We have inflation, but there is more to come.

I’ve written about limits on limits on toilet paper at the big box stores at least twice in the past month, but Fox Business is finally catching on, running a story on the topic Thursday. However, the article did have some useful data relating to inflation:

“Both Costco and its suppliers are paying two to six times more for containers and shipping, 4% to 8% more for pulp and paper goods, 5% to 11% more for plastic and resin products such as trash bags, cups and plates and 3% to 10% more for certain apparel products. In addition, Costco has seen single-digit price increases for aluminum foil and cans for soda and other beverages and mid to high single-digit price increases on fresh foods, with meat leading the way with high single to low double digit price increases due to feed, labor and transportation costs. Commodities like oil, coffee and nuts are at five year highs, according to Costco’s buyers.

“He also warned that an ongoing chip shortage impacting Costco’s electronics and appliances will likely extend into 2022.”

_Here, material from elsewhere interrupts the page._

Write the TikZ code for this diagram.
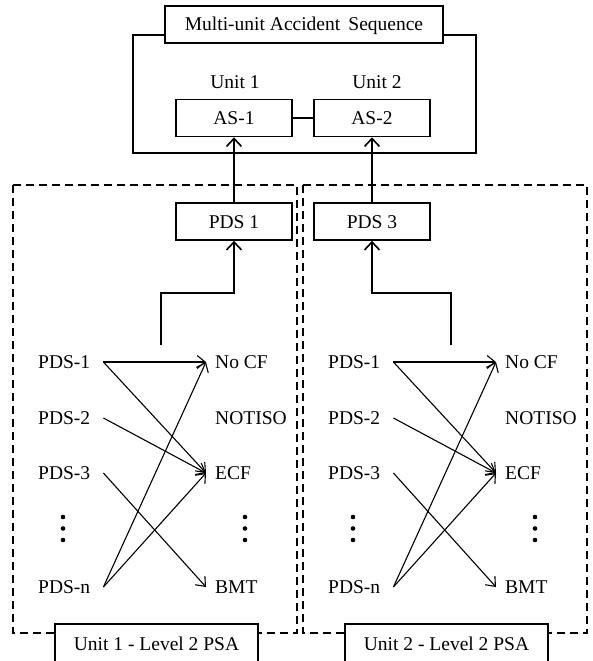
\documentclass[tikz,border=0pt]{standalone}
\usepackage{fontspec}
\setmainfont{Liberation Serif}
\usetikzlibrary{arrows.meta}
\begin{document}
\begin{tikzpicture}[x=1pt,y=-1pt,
  every node/.style={font=\fontsize{19.5}{22}\selectfont},
  box/.style={draw,line width=1.6pt,fill=white,minimum height=37pt,inner sep=0pt,text height=13pt,text depth=0pt},
  plain/.style={inner sep=0pt,text height=13pt,text depth=0pt},
  lbl/.style={plain,anchor=west},
  thickarr/.style={line width=1.6pt,-{Straight Barb[length=8pt,width=15pt]}},
  thinarr/.style={line width=1.1pt,-{Straight Barb[length=8pt,width=13pt]}},
  dashbox/.style={line width=1.5pt,dash pattern=on 8pt off 5pt},
  solid line/.style={line width=1.6pt}]
\useasboundingbox (0,0) rectangle (592,661);
\clip (0,0) rectangle (592,661);
% top part
\draw[solid line] (133,35) rectangle (476,153);
\node[box,minimum width=278pt] (title) at (304,24.5) {Multi-unit Accident\, Sequence};
\node[plain] (u1) at (235,82) {Unit 1};
\node[plain] (u2) at (377,82) {Unit 2};
\node[box,minimum width=116pt] (as1) at (234,118) {AS-1};
\node[box,minimum width=116pt] (as2) at (372,118) {AS-2};
\draw[solid line] (as1) -- (as2);
% lower parts
\foreach \u/\dx in {1/0, 2/290}{
  \begin{scope}[xshift=\dx pt]
    \draw[dashbox] (13,185) rectangle (297,633);
    \node[box,minimum width=203pt,minimum height=40pt] (psa-\u) at (156.5,644) {Unit \u\ - Level 2 PSA};
    \node[lbl] (a1-\u) at (38,362) {PDS-1};
    \node[lbl] (a2-\u) at (38,418) {PDS-2};
    \node[lbl] (a3-\u) at (38,473) {PDS-3};
    \node[lbl] (a5-\u) at (38,587) {PDS-n};
    \node[lbl] (b1-\u) at (215,362) {No CF};
    \node[lbl] (b2-\u) at (215,418) {NOTISO};
    \node[lbl] (b3-\u) at (215,473) {ECF};
    \node[lbl] (b5-\u) at (215,587) {BMT};
    \foreach \yy in {517,528.5,540}{
      \fill (63,\yy) circle (2.3pt);
      \fill (245,\yy) circle (2.3pt);
    }
    \draw[thinarr] ([xshift=13pt]a1-\u.east) -- ([xshift=-9pt]b1-\u.west);
    \draw[thinarr] ([xshift=13pt]a1-\u.east) -- ([xshift=-9pt]b3-\u.west);
    \draw[thinarr] ([xshift=13pt]a2-\u.east) -- ([xshift=-9pt]b3-\u.west);
    \draw[thinarr] ([xshift=13pt]a3-\u.east) -- ([xshift=-9pt]b5-\u.west);
    \draw[thinarr] ([xshift=13pt]a5-\u.east) -- ([xshift=-9pt]b1-\u.west);
    \draw[thinarr] ([xshift=13pt]a5-\u.east) -- ([xshift=-9pt]b3-\u.west);
    \coordinate (s-\u) at (161,345);
    \coordinate (k-\u) at (161,293);
  \end{scope}
}
\node[box,minimum width=116pt] (p1) at (234,221.5) {PDS 1};
\node[box,minimum width=116pt] (p2) at (372,221.5) {PDS 3};
\draw[thickarr] (s-1) -- (k-1) -| (p1.south);
\draw[thickarr] (s-2) -- (k-2) -| (p2.south);
\draw[thickarr] (p1.north) -- (as1.south);
\draw[thickarr] (p2.north) -- (as2.south);
\end{tikzpicture}
\end{document}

Those figures, and other data from big corporations, are probably far more accurate than anything reported by the government.

Average Inflation Isn’t Average

When the government reports inflation, they base it on a basket of goods. The problem is, most of us aren’t buying the entire basket.

For example, people who own a home may choose to stay in their home instead of moving. That means the cost of housing doesn’t immediate affect them. Likewise, someone may choose to keep their car for a year or two longer than they planned, waiting until the price of cars stabilizes. When times are tight, the person who upgrades their iPhone every time a new model comes out may hold off a year. But you can bet everyone eats. Food inflation hits home for all of us.

Most of us drive cars and all of us buy products that are transported across the country by trucks and across the oceans in containers. (The last time I filled my gas tank, it cost more than $48.) We all use electricity, too. That means we cannot avoid energy inflation.

Yet food and energy are often what the government leaves out of their standard calculations, calling them “volatile.” Well, that volatility hits us in our pocketbooks.

You and I know what inflation is doing to us, and Costco knows what it is doing to their prices. They are paying anywhere from 3 to 11 percent more and their shipping costs are up two to a whopping six times.

Eventually, that’s going to get passed on to us.

The Inflation Cycle

Wherever you shop, Walmart, Target, a grocery store, the local market, they are all going to pass the costs along. And today’s rising costs for producers are going to mean higher sales prices in a year. If it takes 18 months to raise a steer to its butcher weight, beef is going to be far more expensive in 18 months than it is today, and it’s already expensive today.

Companies that can’t find enough employees are going to have to raise their starting wages. I’m all in favor of paying people more, but that’s going to get incorporated into the cost of goods. Let’s assume your local fast food franchisee spends 25 percent of sales on labor. If they have to boost their hourly wages by $3 and pay a signing bonus, that’s might increase the labor to 30 percent or more. They then have to recoup that by raising prices until labor again equals only 25 percent of sales. If the cost of chicken and beef are going up at the same time, they may have to raise prices 10 or 15 percent just to stay even.

That means consumers are paying 10 to 15 percent more for their chicken sandwich or burger. They complain to their boss. Unionized workers complain to their union. Pretty soon there is more wage pressure and the cycles starts again.

In the last big spate of inflation in the late 1970s and early 1980s, some companies gave their employees a cost of living increases every quarter or six months. We could see that again.

Jump Ship to Raise Your Base Pay

This is an ideal time to get a new job that pays more than your current position. Many companies are desperate for skilled workers. You could parlay your experience into a 20 percent raise. That increases your base, and those cost of living increases will come on top of that.

I have a feeling that over the course of the next few years, you are going to need every penny, not just to keep your current standard of living, but to keep food on your table, gas in your tank, and to heat your house when natural gas prices rise this winter.